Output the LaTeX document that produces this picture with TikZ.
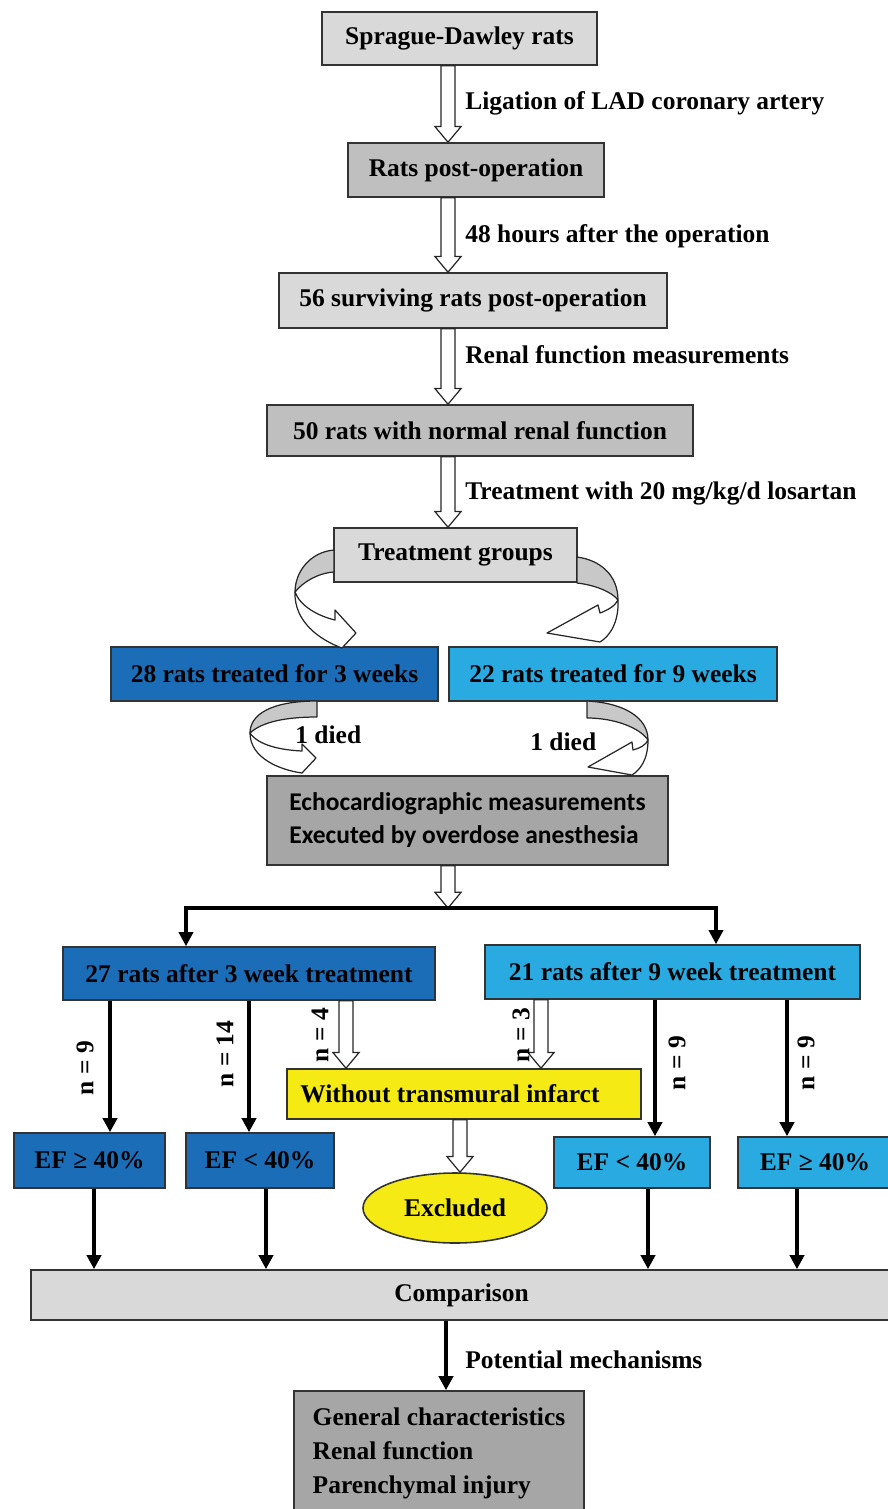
\documentclass[tikz,border=0pt]{standalone}
\usepackage{fontspec}
\setmainfont{Liberation Serif}
\newfontfamily\calfont{Carlito}
\usetikzlibrary{arrows.meta,calc,shapes.geometric}

\definecolor{boxlight}{HTML}{D9D9D9}
\definecolor{boxmid}{HTML}{BFBFBF}
\definecolor{boxdark}{HTML}{A6A6A6}
\definecolor{bluedark}{HTML}{1B6DB7}
\definecolor{bluelight}{HTML}{29ABE2}
\definecolor{infyellow}{HTML}{F5EA14}
\definecolor{curlgray}{HTML}{C8C8C8}

\tikzset{
  stage/.style={draw=black!80, line width=0.9pt, inner sep=0pt, align=center},
  sz/.style 2 args={minimum width=#1*0.02cm, minimum height=#2*0.02cm},
  note/.style={anchor=west, inner sep=0pt},
  nlabel/.style={rotate=90, inner sep=0pt},
  tip/.style={-{Triangle[length=8pt,width=8pt]}},
  barrow/.style={line width=2pt, tip},
  curl/.style={draw=black!85, line width=0.7pt, line join=round},
}

% hollow block arrow, straight down from #1 to #2
\newcommand{\blockarrow}[2]{%
  \draw[fill=white, line width=0.7pt, draw=black!85] let \p1=(#1), \p2=(#2) in
    (\x1-4pt,\y1) -- (\x1-4pt,\y2+9pt) -- (\x1-7.5pt,\y2+9pt) -- (\x1,\y2)
    -- (\x1+7.5pt,\y2+9pt) -- (\x1+4pt,\y2+9pt) -- (\x1+4pt,\y1) -- cycle;}

\begin{document}
\begin{tikzpicture}[x=0.02cm, y=-0.02cm,
    every node/.style={font=\bfseries\fontsize{14.5}{17}\selectfont}]
  \useasboundingbox (0,0) rectangle (888,1509);

  % main chain
  \node[stage, fill=boxlight, sz={275}{53}] (sd) at (459.5,38.5) {Sprague-Dawley rats};
  \node[stage, fill=boxmid, sz={256}{54}] (rp) at (476,170) {Rats post-operation};
  \node[stage, fill=boxlight, sz={388}{55}] (sv) at (473,300.5) {56 surviving rats post-operation};
  \node[stage, fill=boxmid, sz={426}{51}] (nr) at (480,430.5) {50 rats with normal renal function};
  \node[stage, fill=boxlight, sz={243}{54}] (tg) at (455.5,555) {Treatment groups};

  \node[note] (l1) at (465,103) {Ligation of LAD coronary artery};
  \node[note] (l2) at (465,236) {48 hours after the operation};
  \node[note] (l3) at (465,355) {Renal function measurements};
  \node[note] (l4) at (465,493) {Treatment with 20 mg/kg/d losartan};

  \blockarrow{sd.south -| 448,0}{rp.north -| 448,0}
  \blockarrow{rp.south -| 448,0}{sv.north -| 448,0}
  \blockarrow{sv.south -| 448,0}{nr.north -| 448,0}
  \blockarrow{nr.south -| 448,0}{tg.north -| 448,0}

  % groups
  \node[stage, fill=bluedark, sz={327}{54}] (g3) at (274.5,674) {28 rats treated for 3 weeks};
  \node[stage, fill=bluelight, sz={328}{54}] (g9) at (613,674) {22 rats treated for 9 weeks};
  \node[stage, fill=boxdark, sz={401}{89},
        font=\calfont\bfseries\fontsize{14.5}{18.7}\selectfont] (echo) at (467.5,820.5)
        {\begin{tabular}{@{}l@{}}Echocardiographic measurements\\Executed by overdose anesthesia\end{tabular}};

  \node[note] (d1) at (295,735) {1 died};
  \node[note] (d2) at (530,742) {1 died};

  % curled arrows
  \draw[curl, fill=curlgray] (334,550) .. controls (310,552) and (295,572) .. (295,592)
    .. controls (303,582) and (318,573) .. (334,572) -- cycle;
  \draw[curl, fill=white] (295,592) .. controls (294,622) and (320,640) .. (342,648)
    -- (356,633) -- (335,610) -- (335,620) .. controls (318,616) and (300,606) .. (295,592) -- cycle;
  \draw[curl, fill=curlgray] (577,557) .. controls (600,560) and (618,575) .. (618,600)
    .. controls (612,592) and (595,585) .. (577,583) -- cycle;
  \draw[curl, fill=white] (618,600) .. controls (619,622) and (610,636) .. (600,642)
    -- (547,633) -- (598,605) -- (600,613) .. controls (608,610) and (615,606) .. (618,600) -- cycle;
  \draw[curl, fill=curlgray] (317,701) .. controls (270,701) and (250,715) .. (250,733)
    .. controls (262,722) and (285,717) .. (317,717) -- cycle;
  \draw[curl, fill=white] (250,733) .. controls (250,758) and (280,770) .. (302,773)
    -- (316,758) -- (302,744) -- (302,751) .. controls (280,750) and (258,745) .. (250,733) -- cycle;
  \draw[curl, fill=curlgray] (587,701) .. controls (625,703) and (648,718) .. (648,740)
    .. controls (640,728) and (615,718) .. (587,718) -- cycle;
  \draw[curl, fill=white] (648,740) .. controls (648,760) and (640,770) .. (632,775)
    -- (588,767) -- (632,742) -- (633,750) .. controls (640,748) and (646,745) .. (648,740) -- cycle;

  % split after echocardiography
  \coordinate (split) at (448,908);
  \node[stage, fill=bluedark, sz={372}{53}] (a3) at (249,973.5) {27 rats after 3 week treatment};
  \node[stage, fill=bluelight, sz={375}{54}] (a9) at (672.5,972) {21 rats after 9 week treatment};
  \blockarrow{echo.south -| 448,0}{split}
  \draw[line width=1.8pt, {Triangle[length=8pt,width=8pt]}-{Triangle[length=8pt,width=8pt]}]
    (a3.north -| 186,0) |- (split) -| (a9.north -| 716,0);

  % outcomes
  \node[stage, fill=infyellow, sz={354}{50}] (wt) at (464,1094) {Without transmural infarct\hspace*{16pt}};
  \node[stage, ellipse, fill=infyellow, sz={184}{70}] (ex) at (455,1208) {Excluded};
  \node[stage, fill=bluedark, sz={151}{55}] (e1) at (89.5,1160.5) {EF ≥ 40\%};
  \node[stage, fill=bluedark, sz={148}{55}] (e2) at (260,1160.5) {EF < 40\%};
  \node[stage, fill=bluelight, sz={156}{51}] (e3) at (632,1162.5) {EF < 40\%};
  \node[stage, fill=bluelight, sz={154}{51}] (e4) at (815,1162.5) {EF ≥ 40\%};

  \draw[barrow] (a3.south -| 110,0) -- (e1.north -| 110,0);
  \draw[barrow] (a3.south -| 249,0) -- (e2.north -| 249,0);
  \draw[barrow] (a9.south -| 655,0) -- (e3.north -| 655,0);
  \draw[barrow] (a9.south -| 787,0) -- (e4.north -| 787,0);
  \blockarrow{a3.south -| 346,0}{wt.north -| 346,0}
  \blockarrow{a9.south -| 541,0}{wt.north -| 541,0}
  \blockarrow{wt.south -| 460,0}{ex.north -| 460,0}

  \node[nlabel] (n1) at (85,1068) {n = 9};
  \node[nlabel] (n2) at (225,1054) {n = 14};
  \node[nlabel] (n3) at (320,1035) {n = 4};
  \node[nlabel] (n4) at (521,1035) {n = 3};
  \node[nlabel] (n5) at (677,1063) {n = 9};
  \node[nlabel] (n6) at (806,1063) {n = 9};

  % comparison and mechanisms
  \node[stage, fill=boxlight, sz={861}{50}] (cmp) at (461.5,1295) {Comparison};
  \node[stage, fill=boxdark, sz={290}{124},
        font=\bfseries\fontsize{14.5}{19.3}\selectfont] (mech) at (439,1453)
        {\begin{tabular}{@{}l@{}}General characteristics\\Renal function\\Parenchymal injury\end{tabular}};
  \node[note] (l5) at (465,1360) {Potential mechanisms};

  \draw[barrow] (e1.south -| 94,0) -- (cmp.north -| 94,0);
  \draw[barrow] (e2.south -| 266,0) -- (cmp.north -| 266,0);
  \draw[barrow] (e3.south -| 648,0) -- (cmp.north -| 648,0);
  \draw[barrow] (e4.south -| 797,0) -- (cmp.north -| 797,0);
  \draw[barrow] (cmp.south -| 446,0) -- (mech.north -| 446,0);
\end{tikzpicture}
\end{document}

→ Task instructions: Leave out the pictures and repeat exactly the lines from the start of the material through the line that contains "(tg) at (455.5,555)", both included.

→ Written answer:
Output the LaTeX document that produces this picture with TikZ.
\documentclass[tikz,border=0pt]{standalone}
\usepackage{fontspec}
\setmainfont{Liberation Serif}
\newfontfamily\calfont{Carlito}
\usetikzlibrary{arrows.meta,calc,shapes.geometric}

\definecolor{boxlight}{HTML}{D9D9D9}
\definecolor{boxmid}{HTML}{BFBFBF}
\definecolor{boxdark}{HTML}{A6A6A6}
\definecolor{bluedark}{HTML}{1B6DB7}
\definecolor{bluelight}{HTML}{29ABE2}
\definecolor{infyellow}{HTML}{F5EA14}
\definecolor{curlgray}{HTML}{C8C8C8}

\tikzset{
  stage/.style={draw=black!80, line width=0.9pt, inner sep=0pt, align=center},
  sz/.style 2 args={minimum width=#1*0.02cm, minimum height=#2*0.02cm},
  note/.style={anchor=west, inner sep=0pt},
  nlabel/.style={rotate=90, inner sep=0pt},
  tip/.style={-{Triangle[length=8pt,width=8pt]}},
  barrow/.style={line width=2pt, tip},
  curl/.style={draw=black!85, line width=0.7pt, line join=round},
}

% hollow block arrow, straight down from #1 to #2
\newcommand{\blockarrow}[2]{%
  \draw[fill=white, line width=0.7pt, draw=black!85] let \p1=(#1), \p2=(#2) in
    (\x1-4pt,\y1) -- (\x1-4pt,\y2+9pt) -- (\x1-7.5pt,\y2+9pt) -- (\x1,\y2)
    -- (\x1+7.5pt,\y2+9pt) -- (\x1+4pt,\y2+9pt) -- (\x1+4pt,\y1) -- cycle;}

\begin{document}
\begin{tikzpicture}[x=0.02cm, y=-0.02cm,
    every node/.style={font=\bfseries\fontsize{14.5}{17}\selectfont}]
  \useasboundingbox (0,0) rectangle (888,1509);

  % main chain
  \node[stage, fill=boxlight, sz={275}{53}] (sd) at (459.5,38.5) {Sprague-Dawley rats};
  \node[stage, fill=boxmid, sz={256}{54}] (rp) at (476,170) {Rats post-operation};
  \node[stage, fill=boxlight, sz={388}{55}] (sv) at (473,300.5) {56 surviving rats post-operation};
  \node[stage, fill=boxmid, sz={426}{51}] (nr) at (480,430.5) {50 rats with normal renal function};
  \node[stage, fill=boxlight, sz={243}{54}] (tg) at (455.5,555) {Treatment groups};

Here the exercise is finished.